The Spanish Influenza epidemic claimed over 30 million deaths throughout the world during the period of 1917-1918. The worst epidemic in U.S. History, it took over 600,000 deaths with 550,000 occurring during an intense ten month period. Victims died both from the flu itself and from related pneumonia. The nation suffered this catastrophe during the waning months of WW I when most doctors and medical personnel were abroad as part of the war effort. In the month of October 1918 there were over 195,000 influenza related deaths in the United States. By early November the scourge lessened considerably and vanished as quickly and mysteriously as it had arrived.

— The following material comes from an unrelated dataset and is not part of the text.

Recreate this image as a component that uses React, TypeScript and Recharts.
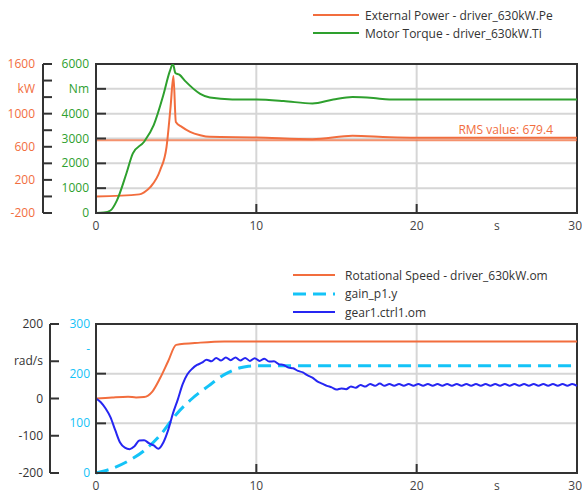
import {
  LineChart,
  Line,
  XAxis,
  YAxis,
  CartesianGrid,
  ReferenceLine,
  ReferenceArea,
  Legend,
} from "recharts";

const FONT = "'Open Sans', 'Noto Sans', sans-serif";
const ORANGE = "#F26D3D";
const GREEN = "#2EA02E";
const CYAN = "#14C3F7";
const BLUE = "#2626F2";
const DARK = "#333333";
const GRID = "#D6D6D6";

// --- top chart: power / torque over time (s)
const powerTime = [0, 2.7, 3.0, 3.4, 4.0, 4.4, 4.65, 4.83, 4.98, 5.35, 5.87, 6.5, 7.1, 10, 13.5, 16, 18.3, 20, 30];
const powerKw = [0, 25, 50, 115, 317, 600, 1080, 1455, 900, 840, 780, 740, 720, 712, 692, 732, 715, 710, 710];

const torqueTime = [0, 0.5, 0.9, 1.3, 1.9, 2.3, 3.0, 3.6, 4.2, 4.6, 4.8, 4.95, 5.2, 5.6, 6.5, 7.1, 8.5, 10, 11.7, 13.5, 14.8, 16, 17.3, 18.3, 20, 30];
const torqueNm = [0, 20, 100, 500, 1600, 2400, 2870, 3540, 4750, 5700, 6000, 5640, 5570, 5290, 4800, 4650, 4575, 4570, 4510, 4410, 4570, 4670, 4630, 4570, 4575, 4575];

const rmsPower = 679.4;

// --- bottom chart: speeds
const speedTime = [0, 1, 2, 2.5, 3, 3.5, 4, 4.5, 5, 6.5, 8, 30];
const speedRad = [0, 3, 5, 3, 4, 18, 55, 100, 144, 150, 153, 153];

const gainTime = [0, 1, 2, 3, 4, 5, 6, 7, 8, 9, 9.5, 10, 30];
const gainValue = [0, 9, 24, 45, 76, 118, 150, 175, 198, 212, 215, 216, 216];

// sampled every 0.3 s
const GEAR_STEP = 0.3;
const gearRad = [
  0, -10, -27, -50, -85, -118, -132, -136, -128, -113,
  -112, -120, -126, -135, -118, -85, -40, -3, 38, 65,
  80, 90, 96, 104, 100, 109, 102, 110, 103, 110,
  102, 109, 101, 108, 101, 107, 99, 100, 92, 90,
  83, 81, 74, 70, 62, 56, 46, 40, 34, 30,
  24, 27, 25, 32, 29, 36, 32, 39, 34, 40,
  34, 39, 34, 39, 34, 39, 34, 39, 34, 39,
  34, 39, 34, 39, 34, 39, 34, 39, 34, 39,
  34, 39, 34, 39, 34, 39, 34, 39, 34, 39,
  34, 39, 34, 39, 34, 39, 34, 39, 34, 39,
  34,
];

// --- axes
const xTicks = [0, 10, 20, 25, 30];
const X_UNIT_AT = 25;
const X_MAX = 30;

const kwTicks = [-200, 0, 200, 400, 600, 800, 1000, 1200, 1300, 1400, 1600];
const kwLabels: Record<string, string> = { "-200": "-200", "200": "200", "600": "600", "1000": "1000", "1300": "kW", "1600": "1600" };
const kwMarks = [-200, 0, 200, 400, 600, 800, 1000, 1200, 1400, 1600];

const nmTicks = [0, 1000, 2000, 3000, 4000, 5000, 6000];
const nmLabels: Record<string, string> = { "0": "0", "1000": "1000", "2000": "2000", "3000": "3000", "4000": "4000", "5000": "Nm", "6000": "6000" };

const radTicks = [-200, -100, 0, 100, 200];
const radLabels: Record<string, string> = { "-200": "-200", "-100": "-100", "0": "0", "100": "rad/s", "200": "200" };

const cyanTicks = [0, 100, 200, 250, 300];
const cyanLabels: Record<string, string> = { "0": "0", "100": "100", "200": "200", "250": "-", "300": "300" };
const cyanMarks = [100, 200];

const zip = (ts: number[], vs: number[]) => ts.map((t, i) => ({ t, v: vs[i] }));
const powerData = zip(powerTime, powerKw);
const torqueData = zip(torqueTime, torqueNm);
const speedData = zip(speedTime, speedRad);
const gainData = zip(gainTime, gainValue);
const gearData = gearRad.map((v, i) => ({ t: +(i * GEAR_STEP).toFixed(1), v }));

type TickProps = { x?: number; y?: number; payload?: { value: number } };

const makeYTick =
  (labels: Record<string, string>, marks: number[], color: string, margin: number, markLen: number) =>
  (props: TickProps) => {
    const { x = 0, y = 0, payload } = props;
    const v = payload ? payload.value : 0;
    const axisX = x + margin;
    const label = labels[String(v)];
    return (
      <g>
        {marks.includes(v) && (
          <line x1={axisX} x2={axisX + markLen} y1={y} y2={y} stroke={DARK} strokeWidth={2} />
        )}
        {label !== undefined && (
          <text x={x} y={y} dy={4} textAnchor="end" fill={color} fontSize={12} fontFamily={FONT}>
            {label}
          </text>
        )}
      </g>
    );
  };

const XTick = (props: TickProps) => {
  const { x = 0, y = 0, payload } = props;
  const v = payload ? payload.value : 0;
  const isUnit = v === X_UNIT_AT;
  const isLast = v === X_MAX;
  return (
    <g>
      {!isUnit && <line x1={x} x2={x} y1={y} y2={y - 9} stroke={DARK} strokeWidth={2} />}
      <text
        x={isLast ? x + 5 : x}
        y={y + 17}
        textAnchor={isLast ? "end" : "middle"}
        fill="#444"
        fontSize={12}
        fontFamily={FONT}
      >
        {isUnit ? "s" : v}
      </text>
    </g>
  );
};

type LegendItem = { name: string; color: string; width: number; dash?: string };

const LegendBlock = ({ items, left, top, lineLen, gap, rowHeight }: { items: LegendItem[]; left: number; top: number; lineLen: number; gap: number; rowHeight: number }) => (
  <div style={{ position: "absolute", left, top, fontFamily: FONT, fontSize: 12, color: DARK, whiteSpace: "nowrap" }}>
    {items.map((it) => (
      <div key={it.name} style={{ display: "flex", alignItems: "center", height: rowHeight }}>
        <svg width={lineLen} height={6} style={{ display: "block" }}>
          <line x1={0} x2={lineLen} y1={3} y2={3} stroke={it.color} strokeWidth={it.width} strokeDasharray={it.dash} />
        </svg>
        <span style={{ marginLeft: gap }}>{it.name}</span>
      </div>
    ))}
  </div>
);

const topLegend: LegendItem[] = [
  { name: "External Power - driver_630kW.Pe", color: ORANGE, width: 2 },
  { name: "Motor Torque - driver_630kW.Ti", color: GREEN, width: 2 },
];
const bottomLegend: LegendItem[] = [
  { name: "Rotational Speed - driver_630kW.om", color: ORANGE, width: 2 },
  { name: "gain_p1.y", color: CYAN, width: 3, dash: "13 7" },
  { name: "gear1.ctrl1.om", color: BLUE, width: 2 },
];

const RmsLabel = (props: { viewBox?: { x: number; y: number; width: number } }) => {
  const vb = props.viewBox || { x: 0, y: 0, width: 0 };
  return (
    <text x={vb.x + vb.width - 24} y={vb.y - 6} textAnchor="end" fill={ORANGE} fontSize={12} fontFamily={FONT}>
      RMS value: {rmsPower}
    </text>
  );
};

const WIDTH = 574;

export default function App() {
  return (
    <div style={{ width: 582, height: 493, padding: "8px 0 0 8px", boxSizing: "border-box", overflow: "hidden" }}>
      <style>{"body { margin: 0; }"}</style>
      <LineChart width={WIDTH} height={240} margin={{ top: 56, right: 5, bottom: 0, left: 0 }}>
        <CartesianGrid yAxisId="axisA" stroke={GRID} strokeWidth={2} horizontalValues={[1000, 2000, 3000, 4000, 5000]} verticalValues={[10, 20]} />
        <XAxis dataKey="t" type="number" domain={[0, 30]} ticks={xTicks} interval={0} height={35} tickSize={0} tickMargin={0} tick={XTick} axisLine={{ stroke: DARK, strokeWidth: 2 }} />
        <YAxis yAxisId="axisA" type="number" domain={[0, 6000]} ticks={nmTicks} interval={0} width={53} tickSize={0} tickMargin={7} tickLine={false} tick={makeYTick(nmLabels, nmTicks, GREEN, 7, 10)} axisLine={{ stroke: DARK, strokeWidth: 2 }} allowDataOverflow />
        <YAxis yAxisId="axisB" type="number" domain={[-200, 1600]} ticks={kwTicks} interval={0} width={35} tickSize={0} tickMargin={8} tickLine={false} tick={makeYTick(kwLabels, kwMarks, ORANGE, 8, 9)} axisLine={{ stroke: DARK, strokeWidth: 2 }} />
        <ReferenceArea yAxisId="axisA" x1={0} x2={30} y1={0} y2={6000} fill="none" stroke={DARK} strokeWidth={2} />
        <ReferenceLine yAxisId="axisB" y={rmsPower} stroke={ORANGE} strokeOpacity={0.75} strokeWidth={2} label={<RmsLabel />} />
        <Line data={powerData} dataKey="v" yAxisId="axisB" type="monotone" stroke={ORANGE} strokeWidth={2} dot={false} isAnimationActive={false} />
        <Line data={torqueData} dataKey="v" yAxisId="axisA" type="monotone" stroke={GREEN} strokeWidth={2} dot={false} isAnimationActive={false} />
        <Legend
          layout="horizontal"
          verticalAlign="middle"
          align="center"
          wrapperStyle={{ left: 0, top: 0, width: WIDTH, height: 0 }}
          content={() => <LegendBlock items={topLegend} left={305} top={-2} lineLen={46} gap={6} rowHeight={18} />}
        />
      </LineChart>
      <LineChart width={WIDTH} height={245} margin={{ top: 76, right: 5, bottom: 0, left: 0 }}>
        <CartesianGrid yAxisId="axisA" stroke={GRID} strokeWidth={2} horizontalValues={[100, 200]} verticalValues={[10, 20]} />
        <XAxis dataKey="t" type="number" domain={[0, 30]} ticks={xTicks} interval={0} height={20} tickSize={0} tickMargin={0} tick={XTick} axisLine={{ stroke: DARK, strokeWidth: 2 }} />
        <YAxis yAxisId="axisA" type="number" domain={[0, 300]} ticks={cyanTicks} interval={0} width={46} tickSize={0} tickMargin={6} tickLine={false} tick={makeYTick(cyanLabels, cyanMarks, CYAN, 6, 10)} axisLine={{ stroke: DARK, strokeWidth: 2 }} />
        <YAxis yAxisId="axisB" type="number" domain={[-200, 200]} ticks={radTicks} interval={0} width={42} tickSize={0} tickMargin={7} tickLine={false} tick={makeYTick(radLabels, radTicks, DARK, 7, 9)} axisLine={{ stroke: DARK, strokeWidth: 2 }} />
        <ReferenceArea yAxisId="axisA" x1={0} x2={30} y1={0} y2={300} fill="none" stroke={DARK} strokeWidth={2} />
        <Line data={speedData} dataKey="v" yAxisId="axisB" type="monotone" stroke={ORANGE} strokeWidth={2} dot={false} isAnimationActive={false} />
        <Line data={gainData} dataKey="v" yAxisId="axisA" type="monotone" stroke={CYAN} strokeWidth={3} strokeDasharray="13 7" dot={false} isAnimationActive={false} />
        <Line data={gearData} dataKey="v" yAxisId="axisB" type="monotone" stroke={BLUE} strokeWidth={2} dot={false} isAnimationActive={false} />
        <Legend
          layout="horizontal"
          verticalAlign="middle"
          align="center"
          wrapperStyle={{ left: 0, top: 0, width: WIDTH, height: 0 }}
          content={() => <LegendBlock items={bottomLegend} left={285} top={18} lineLen={42} gap={10} rowHeight={18.5} />}
        />
      </LineChart>
    </div>
  );
}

The influenza epidemic in Norfolk, Virginia mirrored the experience of the epidemic in the country at large. Norfolk was particularly vulnerable because of a marked increase in population. Troops and shipyard workers mobilized for the war effort had flooded the area. Norfolk's population had grown from approximately 94,000 persons in the fall of 1916 to 136,500 the following fall. Close quarters aided the spread of the infectious disease and infrastructure and public services could not satisfy the growing demands placed on them.

By 3 October of 1918, the Spanish Influenza had reached grave proportions in Norfolk. The health commissioner ordered all schools and picture theaters closed to try to stem the spread of the disease. Public dancing was banned, dance halls closed and places of worship were requested to discontinue services, which they did. Norfolk's four hospitals were taxed beyond capacity. By 5 October, when Health Commissioner Powhatan W. Schenk ordered that the Taylor school be open as an emergency hospital, the number of official cases was 1,414 and the deaths were 25. Red Cross nurses were requested from Washington but were unavailable having been pressed into service in Washington where the flu was raging. The health commissioner canvassed the city for cots at the makeshift hospital.

Most of the patients housed at Taylor were indigent and could not be cared for in local hospitals. The Red Cross installed beds in six of the classrooms on the first floor and a morgue in two classrooms. Members of the PTA prepared food for the sick in the basement lunchroom.

The influenza epidemic left Norfolk as quickly as it had arrived. Between 28 September and 4 November 1917, 562 Norfolk citizens had died. There were 1,025 official reported cases with the unofficial tally much higher.

During the 1960's, Taylor School was designated an emergency fallout shelter by the Civil Defense Agency. The school was provided with supplies to support three hundred eighty-two people for one week. During the Cuban Missile Crisis, an emergency truckload of food was delivered to the school.